Given instruction: All pictures are to be skipped; retype only the lines from the top of the entries through the line with "bld_q84_y = [0.5, 0.333, 0.2, 0.135, 0.0667, 0.05, 0.02, 0.005]", both included.

Data for processing:
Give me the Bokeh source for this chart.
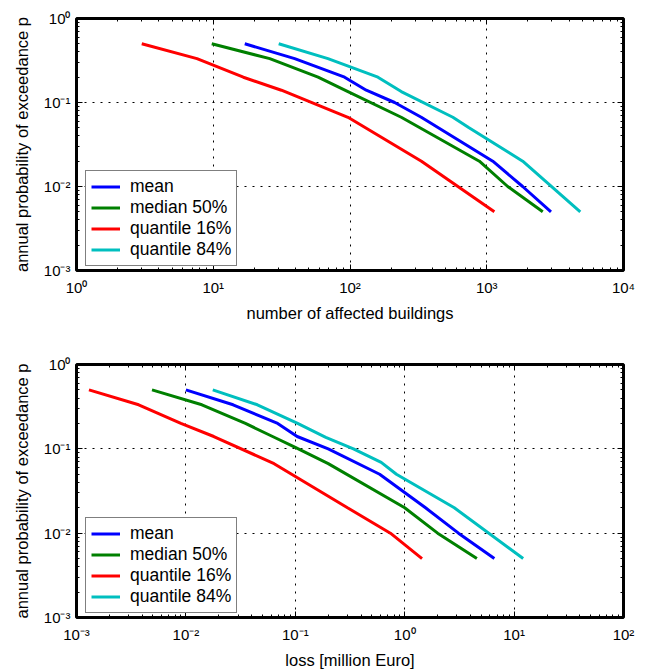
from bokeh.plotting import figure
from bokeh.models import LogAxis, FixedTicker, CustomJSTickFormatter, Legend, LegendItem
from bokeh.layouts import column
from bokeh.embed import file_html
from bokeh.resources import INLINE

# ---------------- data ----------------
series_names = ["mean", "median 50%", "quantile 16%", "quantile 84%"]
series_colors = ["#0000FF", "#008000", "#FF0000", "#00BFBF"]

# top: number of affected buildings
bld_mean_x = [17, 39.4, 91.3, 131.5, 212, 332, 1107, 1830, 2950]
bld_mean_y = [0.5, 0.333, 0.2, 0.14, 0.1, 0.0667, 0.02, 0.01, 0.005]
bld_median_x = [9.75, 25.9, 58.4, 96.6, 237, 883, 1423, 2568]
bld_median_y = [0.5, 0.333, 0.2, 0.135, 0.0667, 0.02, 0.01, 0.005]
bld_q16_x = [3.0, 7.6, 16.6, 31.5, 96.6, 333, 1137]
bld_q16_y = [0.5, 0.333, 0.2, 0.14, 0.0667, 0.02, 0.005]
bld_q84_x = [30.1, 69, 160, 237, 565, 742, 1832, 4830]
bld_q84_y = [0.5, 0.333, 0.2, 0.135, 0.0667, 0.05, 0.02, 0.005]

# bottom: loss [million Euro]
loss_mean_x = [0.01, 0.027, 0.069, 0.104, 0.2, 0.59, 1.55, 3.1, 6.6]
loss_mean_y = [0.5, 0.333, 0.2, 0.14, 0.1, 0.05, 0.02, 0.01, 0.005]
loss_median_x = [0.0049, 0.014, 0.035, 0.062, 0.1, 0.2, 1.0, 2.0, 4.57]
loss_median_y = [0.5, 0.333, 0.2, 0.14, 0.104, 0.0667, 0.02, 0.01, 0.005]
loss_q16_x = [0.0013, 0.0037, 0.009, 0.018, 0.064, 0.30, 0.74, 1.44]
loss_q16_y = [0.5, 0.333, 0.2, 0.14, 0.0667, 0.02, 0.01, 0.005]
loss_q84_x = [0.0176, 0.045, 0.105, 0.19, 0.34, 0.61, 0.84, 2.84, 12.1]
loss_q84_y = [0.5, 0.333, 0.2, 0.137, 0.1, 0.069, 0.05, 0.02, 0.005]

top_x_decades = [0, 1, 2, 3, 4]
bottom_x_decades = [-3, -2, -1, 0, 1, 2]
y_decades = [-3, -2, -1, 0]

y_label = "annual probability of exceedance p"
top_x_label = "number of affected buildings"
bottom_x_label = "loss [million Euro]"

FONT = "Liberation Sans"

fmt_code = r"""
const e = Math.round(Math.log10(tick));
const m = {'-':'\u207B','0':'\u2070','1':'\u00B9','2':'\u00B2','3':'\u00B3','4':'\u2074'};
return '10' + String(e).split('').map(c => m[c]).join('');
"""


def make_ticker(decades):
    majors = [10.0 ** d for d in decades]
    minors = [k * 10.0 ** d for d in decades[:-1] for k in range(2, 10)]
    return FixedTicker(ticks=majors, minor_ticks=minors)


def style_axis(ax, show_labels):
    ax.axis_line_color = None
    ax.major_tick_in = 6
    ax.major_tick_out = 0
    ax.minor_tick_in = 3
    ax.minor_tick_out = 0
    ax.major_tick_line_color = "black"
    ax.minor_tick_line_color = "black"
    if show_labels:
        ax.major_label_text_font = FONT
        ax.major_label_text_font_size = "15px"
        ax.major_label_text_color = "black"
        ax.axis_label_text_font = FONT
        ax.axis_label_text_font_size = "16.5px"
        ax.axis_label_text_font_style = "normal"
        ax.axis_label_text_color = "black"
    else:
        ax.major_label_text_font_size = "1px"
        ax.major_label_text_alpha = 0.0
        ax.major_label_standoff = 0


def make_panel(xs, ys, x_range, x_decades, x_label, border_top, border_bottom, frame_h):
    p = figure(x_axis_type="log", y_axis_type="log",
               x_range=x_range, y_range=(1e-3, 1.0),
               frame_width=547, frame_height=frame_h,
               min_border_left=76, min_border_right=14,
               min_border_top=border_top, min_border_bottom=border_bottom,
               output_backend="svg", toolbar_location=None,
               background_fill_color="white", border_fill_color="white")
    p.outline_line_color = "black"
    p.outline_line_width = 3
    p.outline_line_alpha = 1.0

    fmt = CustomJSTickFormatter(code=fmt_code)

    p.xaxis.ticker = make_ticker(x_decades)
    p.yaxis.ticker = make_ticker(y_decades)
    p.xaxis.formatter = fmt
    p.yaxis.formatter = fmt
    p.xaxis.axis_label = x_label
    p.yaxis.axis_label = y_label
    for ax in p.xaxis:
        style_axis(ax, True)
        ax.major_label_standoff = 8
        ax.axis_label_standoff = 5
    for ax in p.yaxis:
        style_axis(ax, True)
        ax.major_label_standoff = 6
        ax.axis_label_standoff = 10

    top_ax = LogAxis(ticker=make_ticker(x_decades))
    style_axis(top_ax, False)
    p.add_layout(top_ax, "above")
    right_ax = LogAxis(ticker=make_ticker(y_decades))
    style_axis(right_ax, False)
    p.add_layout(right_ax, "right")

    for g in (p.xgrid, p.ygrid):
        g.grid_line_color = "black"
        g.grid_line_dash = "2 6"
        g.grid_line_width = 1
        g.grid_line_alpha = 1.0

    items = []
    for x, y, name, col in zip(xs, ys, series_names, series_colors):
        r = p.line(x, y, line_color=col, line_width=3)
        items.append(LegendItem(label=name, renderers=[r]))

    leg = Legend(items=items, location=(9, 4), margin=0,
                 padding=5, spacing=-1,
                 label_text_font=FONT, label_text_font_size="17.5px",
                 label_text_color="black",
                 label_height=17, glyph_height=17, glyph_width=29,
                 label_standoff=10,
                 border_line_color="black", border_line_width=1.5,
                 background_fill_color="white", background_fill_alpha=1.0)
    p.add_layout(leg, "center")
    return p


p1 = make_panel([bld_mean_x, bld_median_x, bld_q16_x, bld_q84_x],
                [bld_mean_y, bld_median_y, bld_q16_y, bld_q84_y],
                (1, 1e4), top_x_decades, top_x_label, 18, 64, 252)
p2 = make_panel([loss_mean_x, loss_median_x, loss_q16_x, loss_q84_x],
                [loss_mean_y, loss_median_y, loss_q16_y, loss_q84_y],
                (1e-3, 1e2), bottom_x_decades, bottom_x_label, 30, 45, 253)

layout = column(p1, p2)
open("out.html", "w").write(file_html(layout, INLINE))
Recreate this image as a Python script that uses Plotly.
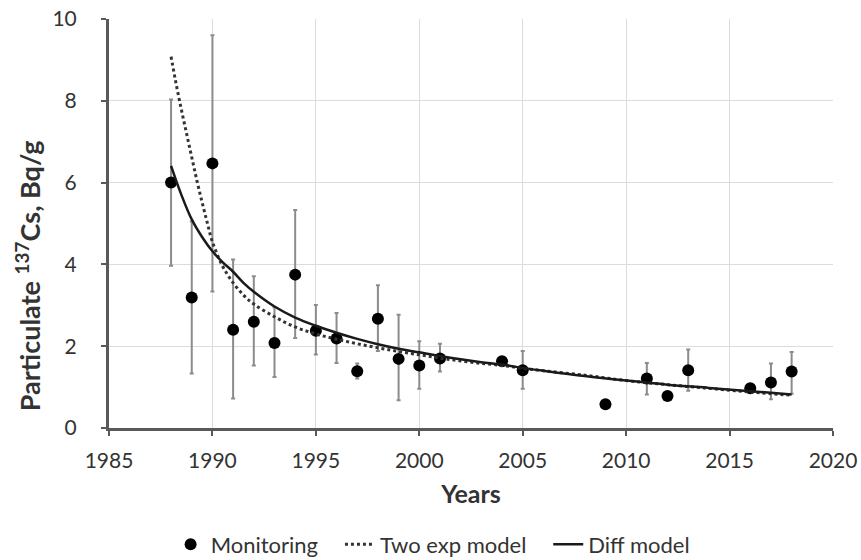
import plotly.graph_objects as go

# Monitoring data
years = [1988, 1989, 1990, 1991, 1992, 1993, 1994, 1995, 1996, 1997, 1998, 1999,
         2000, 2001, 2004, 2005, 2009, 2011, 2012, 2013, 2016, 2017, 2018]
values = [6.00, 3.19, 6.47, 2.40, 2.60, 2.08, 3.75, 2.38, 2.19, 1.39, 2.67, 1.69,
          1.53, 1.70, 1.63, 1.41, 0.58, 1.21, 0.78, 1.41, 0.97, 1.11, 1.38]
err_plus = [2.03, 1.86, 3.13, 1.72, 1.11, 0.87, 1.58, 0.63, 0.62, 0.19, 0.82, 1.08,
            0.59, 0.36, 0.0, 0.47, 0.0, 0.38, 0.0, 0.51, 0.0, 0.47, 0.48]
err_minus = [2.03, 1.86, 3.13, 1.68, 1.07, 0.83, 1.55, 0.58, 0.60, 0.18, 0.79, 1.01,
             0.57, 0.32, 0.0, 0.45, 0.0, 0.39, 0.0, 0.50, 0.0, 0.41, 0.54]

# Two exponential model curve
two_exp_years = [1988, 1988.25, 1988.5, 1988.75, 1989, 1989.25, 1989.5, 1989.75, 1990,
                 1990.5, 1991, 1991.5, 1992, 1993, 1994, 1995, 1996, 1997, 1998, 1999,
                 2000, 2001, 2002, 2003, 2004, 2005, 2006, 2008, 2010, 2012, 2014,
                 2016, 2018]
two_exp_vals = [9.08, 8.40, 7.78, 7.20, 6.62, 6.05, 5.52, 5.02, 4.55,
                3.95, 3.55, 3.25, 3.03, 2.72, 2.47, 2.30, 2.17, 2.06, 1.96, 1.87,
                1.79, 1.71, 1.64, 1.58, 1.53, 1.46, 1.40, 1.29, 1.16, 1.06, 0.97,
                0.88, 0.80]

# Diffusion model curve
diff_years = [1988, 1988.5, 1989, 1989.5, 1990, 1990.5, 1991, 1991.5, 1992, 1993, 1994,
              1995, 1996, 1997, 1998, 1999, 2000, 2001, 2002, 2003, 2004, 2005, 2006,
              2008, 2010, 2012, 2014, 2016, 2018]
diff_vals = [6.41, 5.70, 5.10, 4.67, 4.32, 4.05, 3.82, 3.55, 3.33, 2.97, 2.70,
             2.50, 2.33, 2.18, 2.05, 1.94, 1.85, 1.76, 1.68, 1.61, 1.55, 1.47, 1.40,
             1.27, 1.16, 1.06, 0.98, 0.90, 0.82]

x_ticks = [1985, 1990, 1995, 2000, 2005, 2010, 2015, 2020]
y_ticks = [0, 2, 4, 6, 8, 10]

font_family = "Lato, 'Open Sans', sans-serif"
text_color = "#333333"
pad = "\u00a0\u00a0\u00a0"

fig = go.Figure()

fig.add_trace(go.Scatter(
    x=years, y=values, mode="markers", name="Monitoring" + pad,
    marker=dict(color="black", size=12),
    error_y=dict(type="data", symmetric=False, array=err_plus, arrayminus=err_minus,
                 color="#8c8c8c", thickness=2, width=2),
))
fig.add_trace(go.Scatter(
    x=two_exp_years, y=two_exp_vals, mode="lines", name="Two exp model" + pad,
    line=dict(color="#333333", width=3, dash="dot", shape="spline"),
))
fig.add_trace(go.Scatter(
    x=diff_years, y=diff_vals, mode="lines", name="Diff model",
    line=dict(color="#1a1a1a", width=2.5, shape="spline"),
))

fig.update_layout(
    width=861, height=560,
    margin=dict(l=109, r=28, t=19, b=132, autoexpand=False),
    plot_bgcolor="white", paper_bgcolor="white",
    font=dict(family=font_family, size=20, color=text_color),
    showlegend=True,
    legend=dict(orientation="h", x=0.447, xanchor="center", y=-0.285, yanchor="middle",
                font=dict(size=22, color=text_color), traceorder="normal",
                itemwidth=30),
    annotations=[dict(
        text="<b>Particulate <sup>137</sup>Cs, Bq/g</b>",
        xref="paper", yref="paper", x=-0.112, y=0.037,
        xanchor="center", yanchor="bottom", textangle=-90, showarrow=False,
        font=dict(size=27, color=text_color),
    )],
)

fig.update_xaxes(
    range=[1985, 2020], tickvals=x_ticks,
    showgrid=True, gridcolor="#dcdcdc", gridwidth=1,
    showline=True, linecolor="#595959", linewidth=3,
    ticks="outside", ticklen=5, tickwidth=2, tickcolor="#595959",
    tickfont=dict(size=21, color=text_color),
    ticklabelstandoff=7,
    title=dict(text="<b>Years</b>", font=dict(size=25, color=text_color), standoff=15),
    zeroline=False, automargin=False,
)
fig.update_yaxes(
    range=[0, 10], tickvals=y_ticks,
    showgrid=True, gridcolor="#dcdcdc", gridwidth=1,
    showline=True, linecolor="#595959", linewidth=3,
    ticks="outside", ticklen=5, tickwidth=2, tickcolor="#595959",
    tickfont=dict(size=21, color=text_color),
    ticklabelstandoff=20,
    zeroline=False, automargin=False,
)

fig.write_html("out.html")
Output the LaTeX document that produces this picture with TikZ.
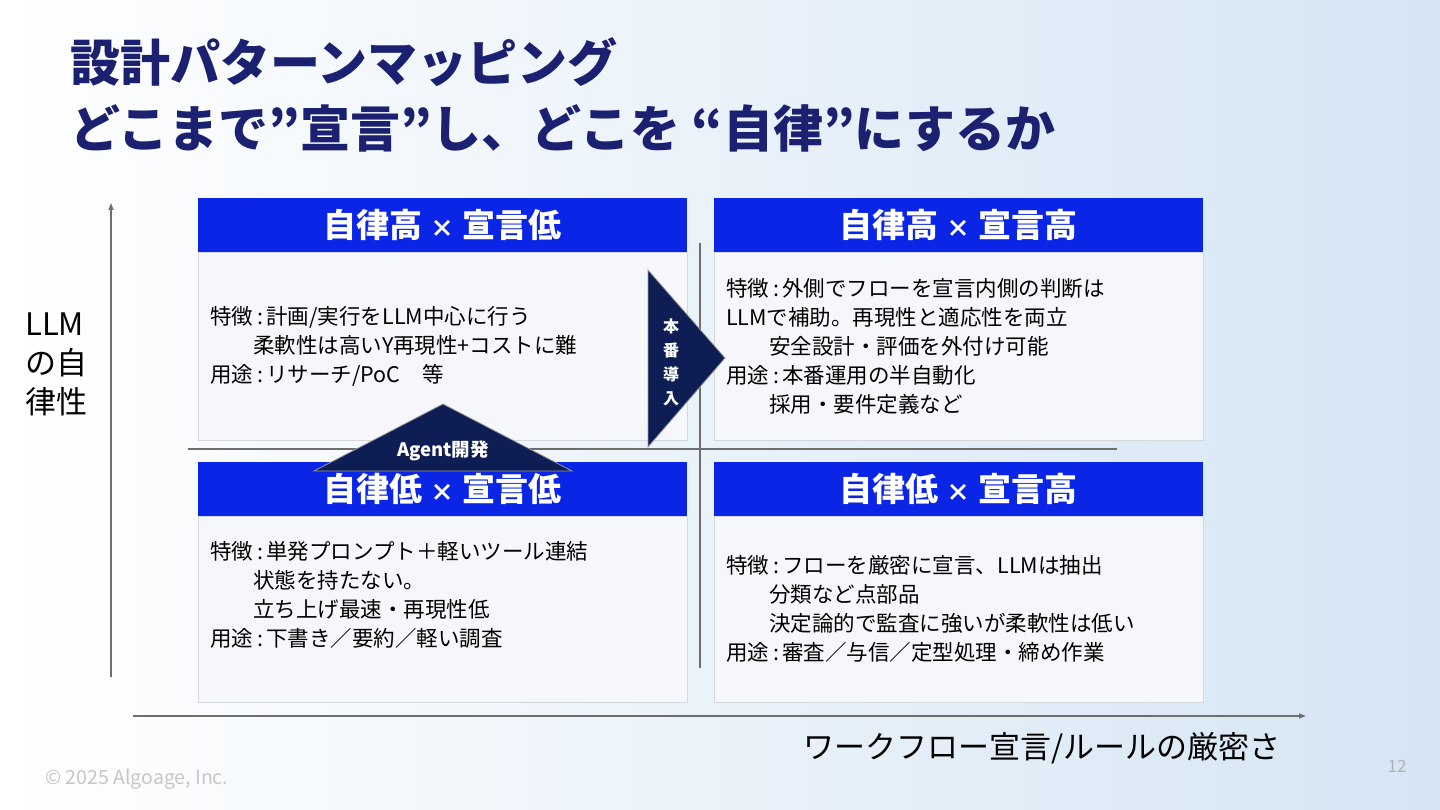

Response for this exercise:
Give me the Bokeh source for this chart.
from bokeh.plotting import figure
from bokeh.models import LogAxis, FixedTicker, CustomJSTickFormatter, Legend, LegendItem
from bokeh.layouts import column
from bokeh.embed import file_html
from bokeh.resources import INLINE

# ---------------- data ----------------
series_names = ["mean", "median 50%", "quantile 16%", "quantile 84%"]
series_colors = ["#0000FF", "#008000", "#FF0000", "#00BFBF"]

# top: number of affected buildings
bld_mean_x = [17, 39.4, 91.3, 131.5, 212, 332, 1107, 1830, 2950]
bld_mean_y = [0.5, 0.333, 0.2, 0.14, 0.1, 0.0667, 0.02, 0.01, 0.005]
bld_median_x = [9.75, 25.9, 58.4, 96.6, 237, 883, 1423, 2568]
bld_median_y = [0.5, 0.333, 0.2, 0.135, 0.0667, 0.02, 0.01, 0.005]
bld_q16_x = [3.0, 7.6, 16.6, 31.5, 96.6, 333, 1137]
bld_q16_y = [0.5, 0.333, 0.2, 0.14, 0.0667, 0.02, 0.005]
bld_q84_x = [30.1, 69, 160, 237, 565, 742, 1832, 4830]
bld_q84_y = [0.5, 0.333, 0.2, 0.135, 0.0667, 0.05, 0.02, 0.005]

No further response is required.